A Sombra de Stalin

Filme de Agnieszka Holland, Polônia, Ucrânia, Reino Unido 2019

Mr. Jones é o nome original de A Sombra de Stálin, da cineasta polonesa Agnieszka Holland. Seu protagonista é o jovem Gareth Jones, um talentoso linguista gaulês que chegou a trabalhar como conselheiro para assuntos internacionais de Lloyd George, ex-primeiro ministro britânico, e depois foi jornalista. Mr. Jones é também o nome do fazendeiro na alegoria política de George Orwell, A Revolução dos Bichos, que retrata como a revolução bolchevique acabou traindo seus princípios e sua razão de ser, por um projeto ditatorial totalitário de um de seus articuladores. Agnieszka cria uma ponte ficcional entre dois personagens reais, mas o encontro de Jones com Orwell e a influência dos seus relatos sobre o romance alegórico de George têm menor importância no filme que trata de duas grandes questões: a terrível fome imposta aos camponeses da União Soviética no início da década de 1930, principalmente aos ucranianos, e o jornalismo verdadeiro.

O filme tem alguns problemas de narrativa, principalmente a falha em esclarecer  o processo que levou à Ucrânia ao desastre da fome: o programa quinquenal, a coletivização forçada dos camponeses e o valor da exportação do trigo para a industrialização da União Soviética.

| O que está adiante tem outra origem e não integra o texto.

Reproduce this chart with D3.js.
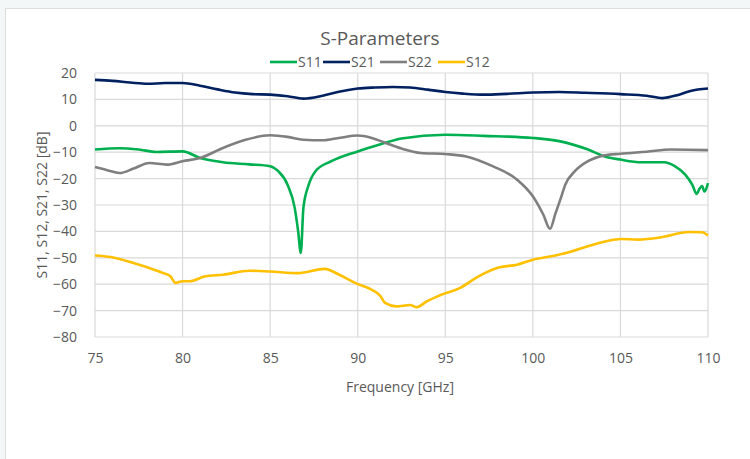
<!DOCTYPE html>
<html><head><meta charset="utf-8">
<script src="https://cdn.jsdelivr.net/npm/d3@7"></script>
<style>
html,body{margin:0;padding:0;background:#f4f7f8;width:750px;height:459px;overflow:hidden;}
#card{position:absolute;left:5px;top:8px;width:760px;height:470px;background:#fff;border:1px solid #dcdcdc;box-sizing:border-box;}
svg{position:absolute;left:0;top:0;}
text{font-family:"Open Sans","Noto Sans",sans-serif;fill:#595959;}
</style></head>
<body><div id="card"></div><svg id="chart" width="750" height="459"></svg>
<script>
const seriesNames = ["S11","S21","S22","S12"];
const seriesColors = ["#00b050","#002060","#7f7f7f","#ffc000"];
const xTicks = [75,80,85,90,95,100,105,110];
const yTicks = [20,10,0,-10,-20,-30,-40,-50,-60,-70,-80];

const s11 = [[75,-9.0],[76.4,-8.5],[77.5,-9.0],[78.5,-9.9],[80,-9.7],[81,-12.2],[82.3,-13.8],[83.8,-14.6],[85,-15.3],[85.45,-17.1],[86.0,-22.4],[86.4,-31],[86.6,-40],[86.75,-48.2],[86.9,-31],[87.2,-22.4],[87.6,-17.1],[88.5,-13.4],[90,-9.7],[91.3,-7.0],[92.5,-4.8],[95,-3.4],[97.2,-3.8],[100,-4.6],[101.5,-5.8],[103.15,-9.0],[104.1,-11.6],[105,-12.8],[106.2,-13.8],[107.5,-13.8],[108.1,-15.3],[108.7,-18.5],[109.1,-22.3],[109.36,-25.8],[109.5,-24.0],[109.66,-22.8],[109.8,-24.9],[110,-21.7]];
const s21 = [[75,17.4],[76,17.0],[77,16.4],[78,15.9],[79,16.2],[80,16.2],[81,15.2],[82,13.8],[83,12.6],[84,12.0],[85,11.8],[86,11.2],[86.9,10.3],[88,11.4],[89,13.0],[90,14.1],[91,14.5],[92,14.7],[93,14.5],[94,13.7],[95,12.8],[96,12.2],[97.2,11.8],[98.5,12.1],[100,12.6],[101.5,12.8],[103,12.5],[105,12.0],[106.5,11.4],[107.4,10.5],[108.3,11.7],[109,13.2],[110,14.1]];
const s22 = [[75,-15.6],[75.7,-16.8],[76.4,-17.9],[77.2,-16.2],[78.1,-14.1],[79.1,-14.7],[80,-13.4],[81,-12.2],[82.3,-8.4],[83.6,-5.3],[85,-3.6],[86,-4.2],[86.9,-5.3],[88,-5.5],[89,-4.5],[90,-3.7],[90.8,-4.6],[91.6,-6.5],[92.5,-8.6],[93.6,-10.3],[95,-10.7],[96.2,-11.6],[97.7,-15.3],[99.1,-20.4],[100,-26.7],[100.6,-33.7],[100.98,-39.0],[101.3,-33],[101.6,-27.3],[101.85,-22.3],[102.4,-17.2],[103.15,-13.4],[104.1,-11.2],[105,-10.6],[106.5,-9.8],[107.9,-9.0],[110,-9.2]];
const s12 = [[75,-49.1],[75.9,-49.7],[77.2,-52.0],[78.1,-53.9],[78.9,-55.8],[79.3,-57.0],[79.6,-59.5],[80,-58.9],[80.4,-58.9],[81.3,-57.0],[82.3,-56.4],[83.8,-54.9],[85,-55.2],[86.6,-55.8],[88.1,-54.2],[89.0,-56.6],[89.85,-59.5],[90.8,-62.1],[91.3,-64.5],[91.56,-67.1],[92.2,-68.4],[93.0,-67.9],[93.37,-68.7],[93.94,-66.5],[94.7,-64.2],[95.85,-61.4],[96.8,-57.4],[98.1,-53.6],[99.1,-52.6],[100,-50.7],[101.3,-49.1],[102.2,-47.6],[103.15,-45.6],[104.7,-43.1],[105,-42.9],[106,-43.1],[107.35,-42.2],[108.9,-40.2],[109.66,-40.3],[110,-41.5]];
const allSeries = [s11,s21,s22,s12];

const svg = d3.select("#chart");
const L=95, R=708, T=73, B=337;
const x = d3.scaleLinear().domain([75,110]).range([L,R]);
const y = d3.scaleLinear().domain([-80,20]).range([B,T]);

// grid
svg.append("g").selectAll("line.h").data(yTicks).join("line")
  .attr("x1",L).attr("x2",R).attr("y1",d=>y(d)).attr("y2",d=>y(d))
  .attr("stroke","#d9d9d9").attr("stroke-width",1.2);
svg.append("g").selectAll("line.v").data(xTicks).join("line")
  .attr("y1",T).attr("y2",B).attr("x1",d=>x(d)).attr("x2",d=>x(d))
  .attr("stroke","#d9d9d9").attr("stroke-width",1.2);

// axes labels
const yAxis = d3.axisLeft(y).tickValues(yTicks).tickSize(0).tickPadding(18);
const gy = svg.append("g").attr("transform",`translate(${L},0)`).call(yAxis);
gy.select(".domain").remove();
gy.selectAll("text").style("font-size","14px").style("fill","#595959").style("font-family","'Open Sans',sans-serif");
const xAxis = d3.axisBottom(x).tickValues(xTicks).tickSize(0).tickPadding(16);
const gx = svg.append("g").attr("transform",`translate(0,${B})`).call(xAxis);
gx.select(".domain").remove();
gx.selectAll("text").style("font-size","14px").style("fill","#595959").style("font-family","'Open Sans',sans-serif");

// lines
const line = d3.line().x(d=>x(d[0])).y(d=>y(d[1])).curve(d3.curveMonotoneX);
allSeries.forEach((s,i)=>{
  svg.append("path").datum(s).attr("d",line).attr("fill","none")
    .attr("stroke",seriesColors[i]).attr("stroke-width",2.6).attr("stroke-linejoin","round");
});

// title
svg.append("text").attr("x",380).attr("y",45).attr("text-anchor","middle")
  .style("font-size","19px").text("S-Parameters");

// legend
const legX = [270,323,380,438];
seriesNames.forEach((n,i)=>{
  svg.append("line").attr("x1",legX[i]).attr("x2",legX[i]+27).attr("y1",62).attr("y2",62)
    .attr("stroke",seriesColors[i]).attr("stroke-width",2.6);
  svg.append("text").attr("x",legX[i]+28).attr("y",67).style("font-size","14px").text(n);
});

// axis titles
svg.append("text").attr("x",400).attr("y",392).attr("text-anchor","middle")
  .style("font-size","14px").text("Frequency [GHz]");
svg.append("text").attr("transform","translate(47,205) rotate(-90)").attr("text-anchor","middle")
  .style("font-size","14px").text("S11, S12, S21, S22 [dB]");
</script></body></html>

Há historiadores que apontam também uma intenção de dobrar o espírito nacionalista ucraniano, e que a fome não foi consequência desastrosa de uma política mal conduzida e sim o sucesso de uma política deliberada de extermínio e dominação. O filme, no entanto não entra nesta seara, embora esta seja a ponta do fio do novelo que leva à investigação de Jones, e opta por impactar através das terríveis cenas da fome e  do esforço do governo bolchevique para escondê-la, prejudicando a solidez do roteiro que tampouco aprofunda no instigante personagem de seu protagonista.

Gareth Jones, que falava russo fluentemente, descobriu o que estava acontecendo em uma viagem à União Soviética, na qual driblou a proibição de acesso de jornalistas estrangeiros à Ucrânia. Foi o primeiro a denunciar com veemência no ocidente a fome causada pelo regime de Stalin, e sofreu por isso uma enorme campanha de descrédito, orquestrada pelo governo soviético, mas levada à cabo por jornais ocidentais através de seus correspondentes em Moscou. Essa relação entre jornalistas com um  propósito político ou que barganham sua independência e o jornalismo que busca a verdade, está muito bem exposta no filme.

O filme foi gestado e rodado muito antes que se pudesse imaginar os acontecimentos atuais,  a Guerra entre Rússia e Ucrânia. A União Soviética não existe mais, Stalin saiu faz tempo de cena e agora é Putin quem dá as cartas, mas o episódio conhecido como Holomodor (a grande fome, ou a fome-morte) entre os ucranianos, aprofunda a dimensão histórica  do conflito entre as duas nações. A obra vale também pelo resgate de Gareth Jones que caiu no esquecimento, a não ser na Ucrânia, onde é lembrado como herói até os dias atuais. Mais sobre ele em https://www.garethjones.org/.

A Sombra de Stalin estreou no Festival de Berlim de 2019, foi premiado no Festival de Cinema Polonês do mesmo ano como melhor direção de arte e melhor filme. Pode ser assistido na Netflix.